Whatever it is, the first step to correcting the global problem is to correct the personal one.

Do you see any part of the problem reflected in your own life? If so, the first step is to go to work reducing it internally before striking out against the larger condition in the external world.

To attack corporate greed while living in your own world of personal greed is to throw stones at a giant for doing on a large scale what you’re doing on a smaller one.

The difference is in degree, not kind.

To rail against those who vote against free speech by ridiculing them when they try to speak at public events to prevent them from “telling their lies” is like trying to clean the mud off the sidewalk while standing in a pile of dog crap.
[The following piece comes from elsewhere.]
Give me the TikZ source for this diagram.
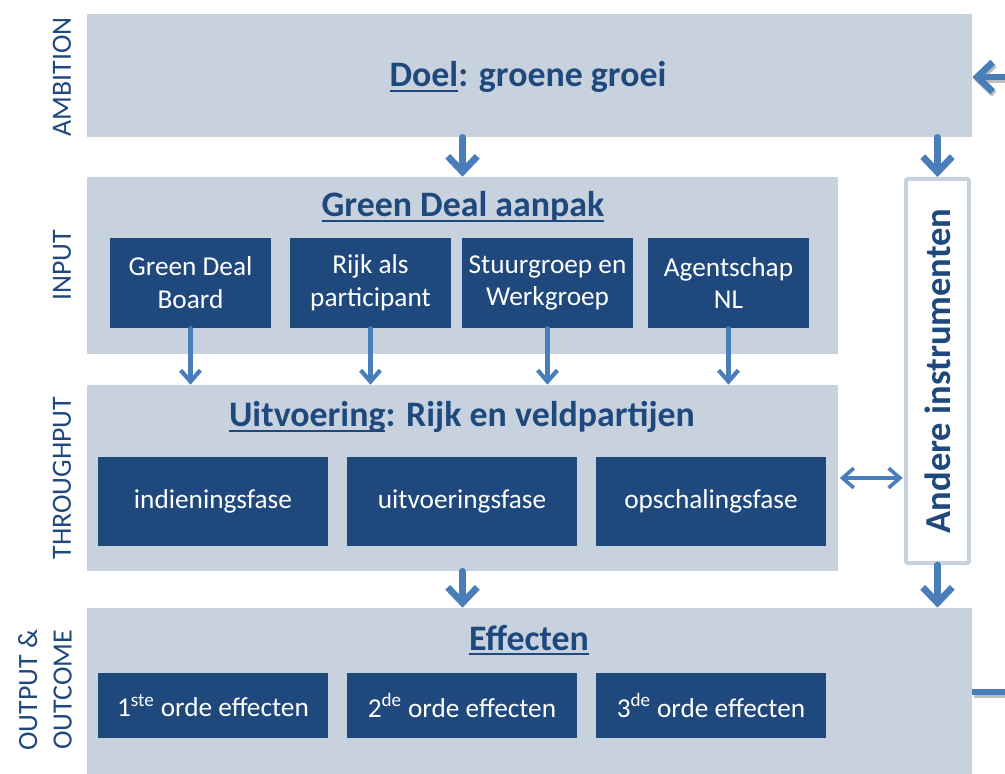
\documentclass[tikz,border=0pt]{standalone}
\usepackage{fontspec}
\setmainfont{Carlito}
\usepackage{tikz}
\usetikzlibrary{arrows.meta}
\definecolor{bandgrey}{HTML}{C8D2DF}
\definecolor{dblue}{HTML}{1F497D}
\definecolor{ablue}{HTML}{4A7EBB}
\newcommand{\dul}[1]{\setbox0\hbox{#1}\rlap{\rule[-3.6pt]{\wd0}{1.4pt}}\box0}

\begin{document}
\begin{tikzpicture}[x=0.025cm,y=-0.025cm,
    band/.style={fill=bandgrey,inner sep=0pt},
    blok/.style={fill=dblue,text=white,inner sep=0pt,align=center,font=\fontsize{19.4}{23.4}\selectfont},
    ttl/.style={text=dblue,font=\fontsize{25.5}{30}\selectfont\bfseries},
    side/.style={text=dblue,rotate=90,align=center,font=\fontsize{19.8}{24.5}\selectfont},
    big/.style={draw=ablue,line width=4.8pt,line cap=round,line join=round,-{Straight Barb[length=11pt,width=21pt]}},
    small/.style={draw=ablue,line width=3pt,line cap=round,line join=round,-{Straight Barb[length=8pt,width=14pt]}},
    dbl/.style={small,line width=2.6pt,{Straight Barb[length=8pt,width=14pt]}-{Straight Barb[length=8pt,width=14pt]}},
    shade/.style={draw=black,opacity=0.25,transform canvas={shift={(1pt,-1.8pt)}}}]
        \useasboundingbox (0,0) rectangle (1005,774);
        \clip (0,0) rectangle (1005,774);
        \node[band,minimum width=22.125cm,minimum height=3.075cm] (amb) at (529.5,75.5) {};
        \node[band,minimum width=18.775cm,minimum height=4.425cm] (inp) at (462.5,265.5) {};
        \node[band,minimum width=18.775cm,minimum height=4.65cm] (thr) at (462.5,478) {};
        \node[band,minimum width=22.125cm,minimum height=4.5cm] (outp) at (529.5,698) {};
        \node[draw=bandgrey,fill=white,line width=2.8pt,rounded corners=1pt,minimum width=1.575cm,minimum height=9.6cm,
              label={[rotate=90,text=dblue,font=\fontsize{26}{30}\selectfont\bfseries]center:Andere instrumenten}] (oth) at (937.5,371) {};
        \node[ttl] (t1) at (528,77) {\dul{Doel}: groene groei};
        \node[ttl] (t2) at (463,207) {\dul{Green Deal aanpak}};
        \node[ttl] (t3) at (462,417) {\dul{Uitvoering}: Rijk en veldpartijen};
        \node[ttl] (t4) at (529,640) {\dul{Effecten}};
        \node[side] (lab1) at (62,77) {AMBITION};
        \node[side] (lab2) at (62,265) {INPUT};
        \node[side] (lab3) at (62,478) {THROUGHPUT};
        \node[side] (lab4) at (45,690) {OUTPUT \&\\OUTCOME};
        \node[blok,minimum width=4.025cm,minimum height=2.25cm] (in1) at (190.5,283) {Green Deal\\Board};
        \node[blok,minimum width=4.025cm,minimum height=2.25cm] (in2) at (370.5,283) {Rijk als\\participant};
        \node[blok,minimum width=4.275cm,minimum height=2.25cm] (in3) at (547.5,283) {Stuurgroep en\\Werkgroep};
        \node[blok,minimum width=4.025cm,minimum height=2.25cm] (in4) at (728.5,283) {Agentschap\\NL};
        \node[blok,minimum width=5.75cm,minimum height=2.225cm] (th1) at (213,501.5) {indieningsfase};
        \node[blok,minimum width=5.75cm,minimum height=2.225cm] (th2) at (462,501.5) {uitvoeringsfase};
        \node[blok,minimum width=5.75cm,minimum height=2.225cm] (th3) at (711,501.5) {opschalingsfase};
        \node[blok,minimum width=5.75cm,minimum height=1.625cm] (ef1) at (213,705.5) {1\textsuperscript{ste} orde effecten};
        \node[blok,minimum width=5.75cm,minimum height=1.625cm] (ef2) at (462,705.5) {2\textsuperscript{de} orde effecten};
        \node[blok,minimum width=5.75cm,minimum height=1.625cm] (ef3) at (711,705.5) {3\textsuperscript{de} orde effecten};
        \coordinate (fb1) at (1020,77);
        \coordinate (fb2) at (1020,692);
        \draw[big] (amb.south -| inp.north) -- (inp.north);
        \draw[big] (amb.south -| oth.north) -- (oth.north);
        \draw[big] (thr.south) -- (thr.south |- outp.north);
        \draw[big] (oth.south) -- (oth.south |- outp.north);
        \foreach \b in {in1,in2,in3,in4}
            \draw[small] (\b.south) -- (\b.south |- thr.north);
        \draw[dbl,shorten <=1pt,shorten >=1pt] (thr.east) -- (thr.east -| oth.west);
        \draw[big,shade] (fb1) -- (amb.east |- fb1);
        \draw[big] (fb1) -- (amb.east |- fb1);
        \draw[shade,line width=4.3pt] (fb2 -| outp.east) -- (fb2);
        \draw[ablue,line width=4.3pt] (fb2 -| outp.east) -- (fb2);
\end{tikzpicture}
\end{document}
To militantly advocate for environmental causes while being too busy to recycle is to order others to live in ways you are unwilling to.

Your hypocrisy will thereby undermine your advocacy of the cause.
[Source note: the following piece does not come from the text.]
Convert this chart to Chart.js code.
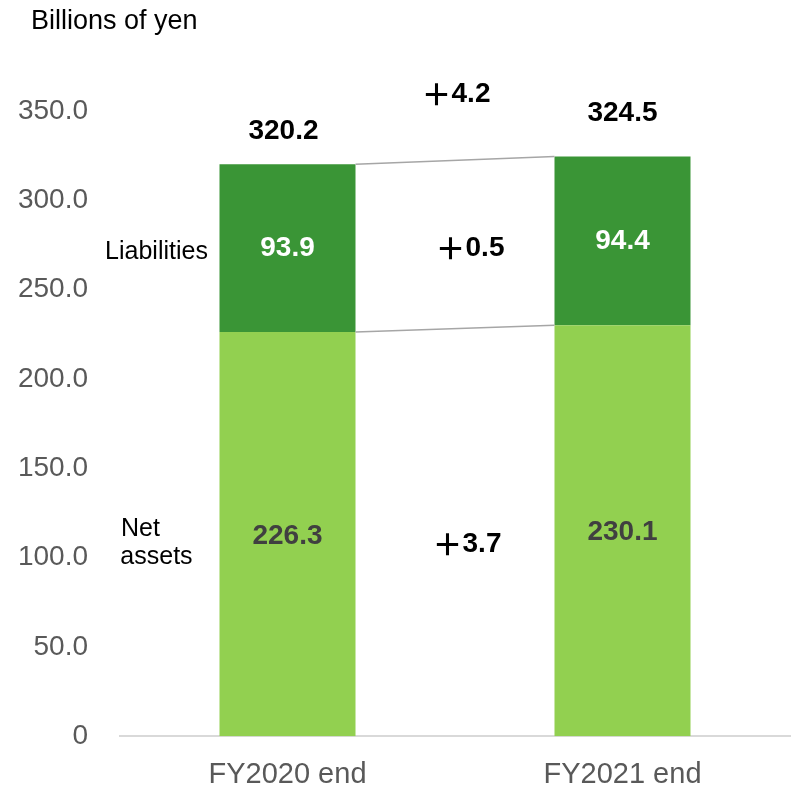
<!DOCTYPE html>
<html lang="en">
	<head>
		<meta charset="UTF-8" />
		<title>Net assets and liabilities</title>
		<script src="https://cdn.jsdelivr.net/npm/chart.js"></script>
		<style>
			html,
			body {
				margin: 0;
				padding: 0;
				background: #ffffff;
			}
			#chart-container {
				width: 796px;
				height: 785px;
			}
		</style>
	</head>
	<body>
		<div id="chart-container">
			<canvas id="bsChart" width="796" height="785"></canvas>
		</div>

		<script>
			const categories = ["FY2020 end", "FY2021 end"];
			const netAssets = [226.3, 230.1];
			const liabilities = [93.9, 94.4];
			const totals = [320.2, 324.5];
			const yTicks = [0, 50, 100, 150, 200, 250, 300, 350];
			const yTickLabels = ["0", "50.0", "100.0", "150.0", "200.0", "250.0", "300.0", "350.0"];
			// changes written between the bars
			const changeTotal = "＋4.2";
			const changeLiabilities = "＋0.5";
			const changeNetAssets = "＋3.7";

			const FONT = "Arial, 'Liberation Sans', sans-serif";
			const CJK = "'Noto Sans CJK JP', sans-serif";

			// the full-width plus comes from the CJK font, the digits from Arial
			function drawChange(ctx, text, cx, cy) {
				const sign = text.charAt(0);
				const num = text.slice(1);
				ctx.font = "bold 28px " + FONT;
				const numW = ctx.measureText(num).width;
				ctx.font = "bold 30px " + CJK;
				const signW = ctx.measureText(sign).width;
				const left = cx - (signW + numW) / 2;
				ctx.textAlign = "left";
				ctx.fillText(sign, left, cy - 1);
				ctx.font = "bold 28px " + FONT;
				ctx.fillText(num, left + signW, cy);
				ctx.textAlign = "center";
			}

			// draws the value labels, the change labels and the connector lines
			const annotations = {
				id: "annotations",
				afterDatasetsDraw(chart) {
					const ctx = chart.ctx;
					const y = chart.scales.y;
					const low = chart.getDatasetMeta(0).data;
					const high = chart.getDatasetMeta(1).data;
					const half = low[0].width / 2;

					ctx.save();

					// connector lines
					ctx.strokeStyle = "#a6a6a6";
					ctx.lineWidth = 1.5;
					ctx.beginPath();
					ctx.moveTo(high[0].x + half, y.getPixelForValue(totals[0]));
					ctx.lineTo(high[1].x - half, y.getPixelForValue(totals[1]));
					ctx.moveTo(low[0].x + half, y.getPixelForValue(netAssets[0]));
					ctx.lineTo(low[1].x - half, y.getPixelForValue(netAssets[1]));
					ctx.stroke();

					ctx.textAlign = "center";
					ctx.textBaseline = "middle";
					ctx.font = "bold 28px " + FONT;

					const topOffsets = [33, 43];
					for (let i = 0; i < categories.length; i++) {
						const x = low[i].x;
						const yTop = y.getPixelForValue(totals[i]);
						const yMid = y.getPixelForValue(netAssets[i]);
						const yZero = y.getPixelForValue(0);

						ctx.fillStyle = "#000000";
						ctx.fillText(totals[i].toFixed(1), x - 4 * (1 - i), yTop - topOffsets[i]);

						ctx.fillStyle = "#ffffff";
						ctx.fillText(liabilities[i].toFixed(1), x, (yTop + yMid) / 2);

						ctx.fillStyle = "#404040";
						ctx.fillText(netAssets[i].toFixed(1), x, (yMid + yZero) / 2 + 2);
					}

					// changes between the two years
					const xMid = (low[0].x + low[1].x) / 2;
					const liabMid =
						(y.getPixelForValue(totals[0]) + y.getPixelForValue(netAssets[0]) +
							y.getPixelForValue(totals[1]) + y.getPixelForValue(netAssets[1])) / 4;
					const netMid =
						(y.getPixelForValue(netAssets[0]) + y.getPixelForValue(netAssets[1])) / 4 +
						y.getPixelForValue(0) / 2;
					ctx.fillStyle = "#000000";
					drawChange(ctx, changeTotal, xMid + 1, y.getPixelForValue(totals[1]) - 62);
					drawChange(ctx, changeLiabilities, xMid + 15, liabMid + 4);
					drawChange(ctx, changeNetAssets, xMid + 12, netMid + 12);

					// series names left of the first bar
					ctx.font = "25px " + FONT;
					const nameX = low[0].x - half - 63;
					ctx.fillText("Liabilities", nameX, (y.getPixelForValue(totals[0]) + y.getPixelForValue(netAssets[0])) / 2 + 4);
					const netY = (y.getPixelForValue(netAssets[0]) + y.getPixelForValue(0)) / 2;
					ctx.fillText("Net", nameX - 16, netY - 5);
					ctx.fillText("assets", nameX, netY + 23);

					// unit
					ctx.textAlign = "left";
					ctx.font = "27px " + FONT;
					ctx.fillText("Billions of yen", 31, 22);

					ctx.restore();
				},
			};

			const ctx = document.getElementById("bsChart").getContext("2d");

			new Chart(ctx, {
				type: "bar",
				data: {
					labels: categories,
					datasets: [
						{
							label: "Net assets",
							data: netAssets,
							backgroundColor: "#92d050",
							barPercentage: 0.406,
							categoryPercentage: 1,
						},
						{
							label: "Liabilities",
							data: liabilities,
							backgroundColor: "#3a9536",
							barPercentage: 0.406,
							categoryPercentage: 1,
						},
					],
				},
				options: {
					responsive: false,
					animation: false,
					layout: {
						padding: { top: 111, right: 6, left: 0, bottom: 0 },
					},
					plugins: {
						legend: { display: false },
						tooltip: { enabled: false },
					},
					scales: {
						x: {
							stacked: true,
							grid: { display: false, drawTicks: false },
							border: { display: true, color: "#d9d9d9", width: 2 },
							ticks: {
								color: "#595959",
								font: { family: FONT, size: 29 },
								padding: 21,
							},
							afterFit(scale) {
								scale.height = 48;
							},
						},
						y: {
							stacked: true,
							min: 0,
							max: 350,
							grid: { display: false, drawTicks: false },
							border: { display: false },
							afterBuildTicks(scale) {
								scale.ticks = yTicks.map((v) => ({ value: v }));
							},
							ticks: {
								color: "#595959",
								font: { family: FONT, size: 28 },
								padding: 32,
								callback: (value) => yTickLabels[yTicks.indexOf(value)],
							},
							afterFit(scale) {
								scale.width = 120;
							},
						},
					},
				},
				plugins: [annotations],
			});
		</script>
	</body>
</html>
It is much more effective (and less hypocritical) to take your own story out of the picture by removing your participation from the problem. Only then will you start to be the change you advocate. You will exemplify the cure and begin to speak with much greater moral authority.

You will then be walking the talk–demonstrating what to do and how to do it, not just telling.

You will thereby become a greater influence in the lives of those you help to change, your own life being the first to improve, the pattern to follow, the call to action.

Leading from the front works a lot better than issuing orders from the rear while throwing stones at those who are doing what you are already doing, only differently.

It’s so much easier to talk about change than to live it. But in the end, it will be so much more effective if you walk you talk and be the change you hope to see in others.